Ruin Your Sunday: NFL Week 10

Teams are starting to get mathematically eliminated from the playoffs – but if you’re a Browns or 49ers fan you might as well put away that calculator and start scouting for your potential No. 1 or No. 2 pick in next year’s draft. Welcome to the Week 10 edition of Ruin Your Sunday.

Down To The Wire, Again and Again
Good luck with that "relaxing" day of Sunday games. No matter who you root for you’re probably having to double down on the heartburn meds again after 10 of the 14 Week 10 games were won by one possession, many of them coming down to the final minute or two. For the first time in NFL history, two games featured 7, that’s right, 7 lead changes. The Cowboys overcoming a fake spike TD from Roethlisberger and the Steelers to win their eighth straight was one of those games. The other was easily the best Sunday Night Football matchup this year as the Seahawks conquered their Super Bowl foe from two years ago in New England by a 31-24 score thanks to a stop at the one-yard line. Beating Bill Belichick off a bye is no easy feat, and he drops to 12-5, but that’s a higher success rate than reporters have had getting Tom Brady to answer questions about his pal Donald Trump.

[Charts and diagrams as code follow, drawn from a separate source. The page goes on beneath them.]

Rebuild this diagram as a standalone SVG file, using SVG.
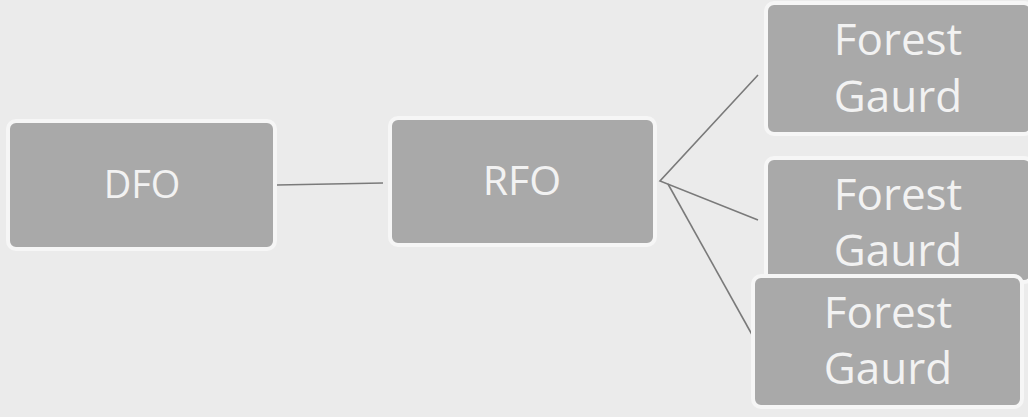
<svg xmlns="http://www.w3.org/2000/svg" width="1028" height="417" viewBox="0 0 1028 417">
<style>
.bg{fill:#ebebeb}
.box{fill:#a9a9a9;stroke:#f6f6f6;stroke-width:4}
.t{font-family:"Open Sans","Noto Sans",sans-serif;fill:#f2f2f2;text-anchor:middle}
.c{stroke:#7a7a7a;stroke-width:1.6;fill:none}
</style>
<rect class="bg" x="0" y="0" width="1028" height="417"/>
<g id="connectors">
<line class="c" x1="277" y1="185" x2="383" y2="183"/>
<polyline class="c" points="758,75 660,181 758,220"/>
<line class="c" x1="668" y1="184" x2="755" y2="340"/>
</g>
<g id="dfo">
<rect class="box" x="8" y="121" width="267" height="128" rx="8"/>
<text class="t" x="142" y="198" font-size="38">DFO</text>
</g>
<g id="rfo">
<rect class="box" x="390" y="118" width="265" height="127" rx="8"/>
<text class="t" x="522" y="195" font-size="41">RFO</text>
</g>
<g id="fg1">
<rect class="box" x="766" y="3" width="266" height="131" rx="8"/>
<text class="t" x="898" y="55" font-size="44">Forest</text>
<text class="t" x="898" y="112" font-size="44">Gaurd</text>
</g>
<g id="fg2">
<rect class="box" x="766" y="158" width="266" height="124" rx="8"/>
<text class="t" x="898" y="210" font-size="44">Forest</text>
<text class="t" x="898" y="266" font-size="44">Gaurd</text>
</g>
<g id="fg3">
<rect class="box" x="753" y="276" width="269" height="131" rx="8"/>
<text class="t" x="888" y="328" font-size="44">Forest</text>
<text class="t" x="888" y="384" font-size="44">Gaurd</text>
</g>
</svg>
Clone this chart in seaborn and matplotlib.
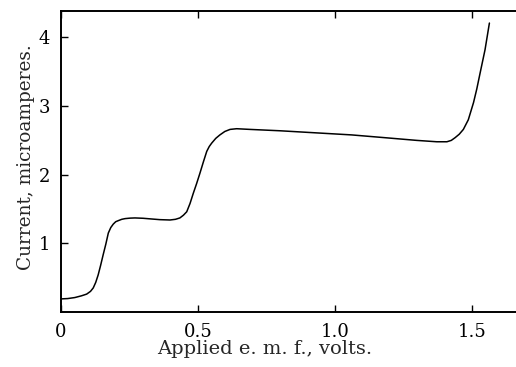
import matplotlib
matplotlib.use("Agg")
import matplotlib.pyplot as plt
import seaborn as sns
import pandas as pd

volts = [0.0, 0.025, 0.051, 0.075, 0.094, 0.108, 0.118, 0.127, 0.136, 0.145, 0.154, 0.164,
         0.173, 0.182, 0.191, 0.200, 0.209, 0.222, 0.234, 0.252, 0.27, 0.30, 0.33, 0.361,
         0.398, 0.418, 0.434, 0.447, 0.459, 0.471, 0.483, 0.495, 0.507, 0.520, 0.532,
         0.541, 0.55, 0.565, 0.58, 0.598, 0.617, 0.641, 0.69, 0.80, 0.93, 1.06, 1.18,
         1.298, 1.371, 1.408, 1.424, 1.438, 1.453, 1.468, 1.486, 1.505, 1.517, 1.529,
         1.547, 1.563]
current = [0.19, 0.195, 0.21, 0.235, 0.26, 0.30, 0.35, 0.43, 0.54, 0.68, 0.83, 0.99,
           1.15, 1.23, 1.28, 1.315, 1.33, 1.35, 1.36, 1.367, 1.37, 1.365, 1.355, 1.345,
           1.34, 1.35, 1.37, 1.41, 1.46, 1.58, 1.73, 1.87, 2.02, 2.19, 2.34,
           2.41, 2.46, 2.53, 2.58, 2.63, 2.66, 2.67, 2.66, 2.64, 2.61, 2.58, 2.54,
           2.50, 2.48, 2.48, 2.50, 2.54, 2.59, 2.66, 2.80, 3.05, 3.25, 3.48,
           3.82, 4.21]

x_ticks = [0, 0.5, 1.0, 1.5]
x_tick_labels = ["0", "0.5", "1.0", "1.5"]
y_ticks = [1, 2, 3, 4]
y_tick_labels = ["1", "2", "3", "4"]

df = pd.DataFrame({"volts": volts, "current": current})

sns.set_style("ticks")
plt.rcParams["font.family"] = ["DejaVu Serif"]

fig = plt.figure(figsize=(5.16, 3.67), dpi=100)
ax = fig.add_axes([0.118, 0.150, 0.882, 0.819])
sns.lineplot(data=df, x="volts", y="current", ax=ax, color="black", linewidth=1.1, sort=False)

ax.set_xlim(0, 1.66)
ax.set_ylim(0, 4.38)
ax.set_xticks(x_ticks)
ax.set_xticklabels(x_tick_labels)
ax.set_yticks(y_ticks)
ax.set_yticklabels(y_tick_labels)
ax.tick_params(axis="both", direction="in", length=5, width=1, labelsize=13, colors="black")
ax.tick_params(axis="x", top=True, pad=8)
ax.tick_params(axis="y", pad=8)
ax.spines["right"].set_visible(False)
for s in ["left", "bottom", "top"]:
    ax.spines[s].set_linewidth(1.4)
    ax.spines[s].set_color("black")
ax.set_xlabel("Applied e. m. f., volts.", fontsize=14)
ax.set_ylabel("Current, microamperes.", fontsize=13.3)
ax.xaxis.set_label_coords(0.448, -0.092)
ax.yaxis.set_label_coords(-0.057, 0.516)

fig.savefig("out.png", dpi=100)
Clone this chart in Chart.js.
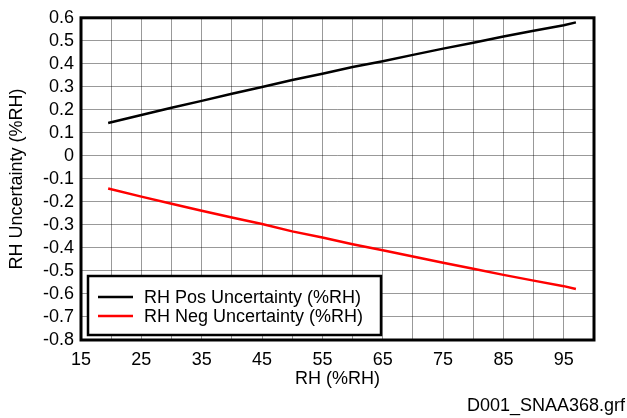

The Jaguar Suffering Continues
What is it like being a Jaguars fan? Is it like rooting for Wile E. Coyote in the Road Runner cartoons, hoping that one day he’ll get the better of his opponent. And while you know, just know in your heart he’s never gonna do it, you can’t help yourself. Want more evidence about what the Jags’ season has been like? How about this play? When Bortles didn’t have a play on an attempted screen pass to running back T.J. Yeldon, instead of the ball hitting the ground like intended, it hit Yeldon’s foot and careened into the hands of Texans defender Whitney Mercilus for an interception. That one play was a microcosm for Jacksonville and Bortles’ season, where he’s looked nothing like the promising quarterback Jaguars fans thought they had. Not to mention the punishment and mediocrity he's been doling out to fantasy owners week after week despite what was probably a high draft pick.

Champs To Chumps
The Panthers lost again Sunday, but this was no pedestrian loss. After building a 17-0 lead against the check-down Chiefs and quarterback Alex Smith, Carolina imploded and collapsed in embarassing fashion. With 30 seconds left in a now tied game, Kelvin Benjamin fumbled after the catch at their own 30 and the Chiefs got a field goal to win the game before regulation expired.. The Panthers are now 3-6 one season removed from a dominating 2015 campaign and coming within one win of a Super Bowl Championship.

Not So Extra Point
People have been clamoring for the league to abolish the extra point for years. While it was moved back last season to make it more difficult, people still aren’t happy. After the Saints scored a TD to tie the game against the Broncos late in the fourth, they were an extra point away from taking the lead. Not only did they not convert – the kick was blocked and returned for two points for the Broncos - but it was the most painful way any team has lost a game this season, and the Saints were a win away from being 5-4. Now it’s an uphill climb to a possible playoff spot for Drew Brees and Co. Meanwhile, the Broncos are 7-2 despite quarterback Trevor Siemian having the accuracy of Ryan Leaf on ludes.

Pick-Crazy Phillip
Speaking of the now-most-competitive division in football, the AFC West, the hapless Chargers had every opportunity to beat a surging Dolphins squad on Sunday. But, since nobody chokes like the Chargers, you can probably guess what happened. Usually it's Rivers who is keeping his team in games, but this time he was the only reason they lost. He threw four interceptions (FOUR!) in the fourth quarter alone and they’re now 4-6. That’s what you get for naming one of your kids, Gunner, Philip. We’ll say it again too, BRING BACK THE BOLO TIE, IT’S YOUR ONLY HOPE!

The Tony Romo Deathwatch Week 10 Update
Prescott was 22-of-32 for 319 yards and two touchdowns in a 35-30 win over Pittsburgh. Even Jerry Jones has finally softened his rhetoric on Romo being the starter, so that warm, cozy spot on the pine is looking like it’s got Romo’s name all over it.